If you're looking for an answer this Mother's day on why God reclaimed your child, I don't know. I only know that thousands of mothers out there today desperately need an answer as to why they were permitted to go through the elation of carrying a child and then lose it to miscarriage, accident, violence, disease or drugs. 

Motherhood isn't just a series of contractions, it's a state of mind. From the moment we know life is inside us, we feel a responsibility to protect and defend that human being. It's a promise we can't keep. We beat ourselves to death over that pledge. "If I hadn't worked through the eighth month." "If I had taken him to the doctor when he had a fever." "If I hadn't let him use the car that night." "If I hadn't been so naive. I'd have noticed he was on drugs." 

The longer I live, the more convinced I become that surviving changes us. After the bitterness, the anger, the guilt, and the despair are tempered by time, we look at life differently.

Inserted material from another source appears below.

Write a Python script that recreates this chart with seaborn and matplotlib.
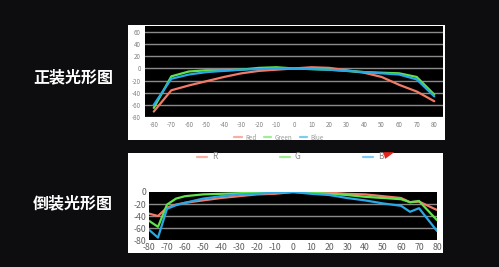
import numpy as np
import pandas as pd
import matplotlib
matplotlib.use("Agg")
import matplotlib.pyplot as plt
import matplotlib.patches as mpatches
import seaborn as sns

# 正装光形图
angles_top = [-80, -70, -60, -50, -40, -30, -20, -10, 0, 10, 20, 30, 40, 50, 60, 70, 80]
red_top = [-71, -36, -28, -21, -14, -8, -4, -2, 0, 2, 1, -3, -7, -14, -27, -38, -54]
green_top = [-65, -13, -5, -3, -3, -2, 1, 2, 0, -1, -2, -4, -6, -7, -8, -14, -43]
blue_top = [-60, -17, -10, -6, -4, -2, -1, 0, 0, -1, -2, -4, -6, -8, -10, -18, -46]

# 倒装光形图
angles_bot = [-80, -75, -70, -65, -60, -50, -40, -30, -20, -10, 0, 10, 20, 30, 40, 50, 60, 65, 70, 80]
r_bot = [-36, -40, -26, -21, -18, -14, -10, -7, -4, -3, 0, 0, -1, -3, -4, -7, -10, -17, -16, -30]
g_bot = [-48, -58, -21, -11, -7, -4, -3, -2, -1, -0.5, 0, -1, -3, -5, -8, -10, -12, -17, -15, -47]
b_bot = [-63, -76, -28, -22, -18, -11, -7, -4, -3, -1, 0, -3, -5, -10, -14, -19, -23, -33, -27, -65]

titles = ["正装光形图", "倒装光形图"]
xticks = list(range(-80, 81, 10))

colors = ["#F27A67", "#62E24C", "#28A9E6"]

df_top = pd.DataFrame({
    "angle": angles_top * 3,
    "value": red_top + green_top + blue_top,
    "series": ["Red"] * 17 + ["Green"] * 17 + ["Blue"] * 17,
})
df_bot = pd.DataFrame({
    "angle": angles_bot * 3,
    "value": r_bot + g_bot + b_bot,
    "series": ["R"] * 20 + ["G"] * 20 + ["B"] * 20,
})

sns.set_theme(style="dark")
plt.rcParams["font.family"] = ["Noto Sans CJK SC", "DejaVu Sans"]
plt.rcParams["axes.unicode_minus"] = False

fig = plt.figure(figsize=(4.99, 2.67), dpi=100)
fig.patch.set_facecolor("#0d0d10")

# white frames behind the charts
fig.patches.append(mpatches.Rectangle((0.2565, 0.4757), 0.6353, 0.4307,
                                      transform=fig.transFigure, facecolor="white",
                                      edgecolor="none", zorder=-1))
fig.patches.append(mpatches.Rectangle((0.2565, 0.0524), 0.6313, 0.3746,
                                      transform=fig.transFigure, facecolor="white",
                                      edgecolor="none", zorder=-1))

# top chart
ax1 = fig.add_axes([0.2906, 0.5618, 0.5972, 0.3408])
sns.lineplot(data=df_top, x="angle", y="value", hue="series",
             palette=colors, linewidth=1.6, ax=ax1)
ax1.set_facecolor("black")
ax1.set_xlim(-85, 85)
ax1.set_ylim(-80, 70)
ax1.set_yticks(range(-80, 61, 20))
ax1.set_xticks(xticks)
for yv in range(-80, 61, 20):
    ax1.axhline(yv, color="#8a8a8a", linewidth=1.0, zorder=0.5)
ax1.grid(False)
ax1.set_xlabel("")
ax1.set_ylabel("")
ax1.tick_params(axis="both", labelsize=4.5, colors="#808080", length=0, pad=3)
for s in ax1.spines.values():
    s.set_visible(False)
leg1 = ax1.legend(loc="upper center", bbox_to_anchor=(0.45, -0.12), ncol=3,
                  frameon=False, fontsize=4.5, handlelength=1.2, columnspacing=1.2,
                  handletextpad=0.5)
for t in leg1.get_texts():
    t.set_color("#999999")
for l in leg1.get_lines():
    l.set_alpha(0.6)

# bottom chart
ax2 = fig.add_axes([0.2986, 0.1011, 0.5772, 0.1798])
sns.lineplot(data=df_bot, x="angle", y="value", hue="series",
             palette=colors, linewidth=1.6, ax=ax2)
ax2.set_facecolor("black")
ax2.set_xlim(-80, 80)
ax2.set_ylim(-80, 0)
ax2.set_yticks([0, -20, -40, -60, -80])
ax2.set_xticks(xticks)
for yv in [-20, -40, -60]:
    ax2.axhline(yv, color="#8a8a8a", linewidth=1.0, zorder=0.5)
ax2.grid(False)
ax2.set_xlabel("")
ax2.set_ylabel("")
ax2.tick_params(axis="both", labelsize=6.3, colors="#606060", length=0, pad=2)
for s in ax2.spines.values():
    s.set_visible(False)
leg2 = ax2.legend(loc="lower center", bbox_to_anchor=(0.49, 1.48), ncol=3,
                  frameon=False, fontsize=6, handlelength=1.2, columnspacing=7.5,
                  handletextpad=0.6)
for t in leg2.get_texts():
    t.set_color("#888888")
for l in leg2.get_lines():
    l.set_alpha(0.6)

# small red arrow mark on the slide
fig.patches.append(mpatches.Polygon([[0.768, 0.43], [0.79, 0.43], [0.772, 0.405]],
                                    closed=True, transform=fig.transFigure,
                                    facecolor="#e8241c", edgecolor="none", zorder=3))

fig.text(0.146, 0.712, titles[0], color="white", fontsize=11.5, fontweight="bold",
         ha="center", va="center")
fig.text(0.146, 0.24, titles[1], color="white", fontsize=11.5, fontweight="bold",
         ha="center", va="center")

fig.savefig("out.png", dpi=100, facecolor=fig.get_facecolor())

While I was writing my book, I want to Grow Hair, I Want to Grow Up, I Want to Go to Boise, I talked with mothers who had lost a child to cancer. Every single one said death gave their lives new meaning and purpose. And who do you think prepared them for the rough, lonely road they had to travel? Their dying child. They pointed their mothers toward the future and told them to keep going. The children had already accepted what their mothers were fighting to reflect.

The children in the bombed-out nursery in Oklahoma City have touched more lives than they will ever know. Workers who had probably given their kids a mechanical pat on the head without thinking that morning are making calls home during the day to their children to say, "I love you."

This may seem like a strange Mother's Day column on a day when joy and life abound for the millions of mothers throughout the country. But it's also a day of appreciation and respect. I can think of no mothers who deserve it more than those who had to give a child back.

In the face of adversity, we are not permitted to ask, "why me?" You can ask, but you won't get an answer. Maybe you are the instrument who is left behind to perpetuate the life that was lost and appreciate the time you had with it. 

The late Gilda Radner summed it up well: "I wanted a perfect ending. Now I've learned the hard way that some poems don't rhyme and some stories don't have a clear beginning, middle, and end. Life is about not knowing, having to change, taking the moment and making the best of it, without knowing what is going to happen next. Delicious ambiguity."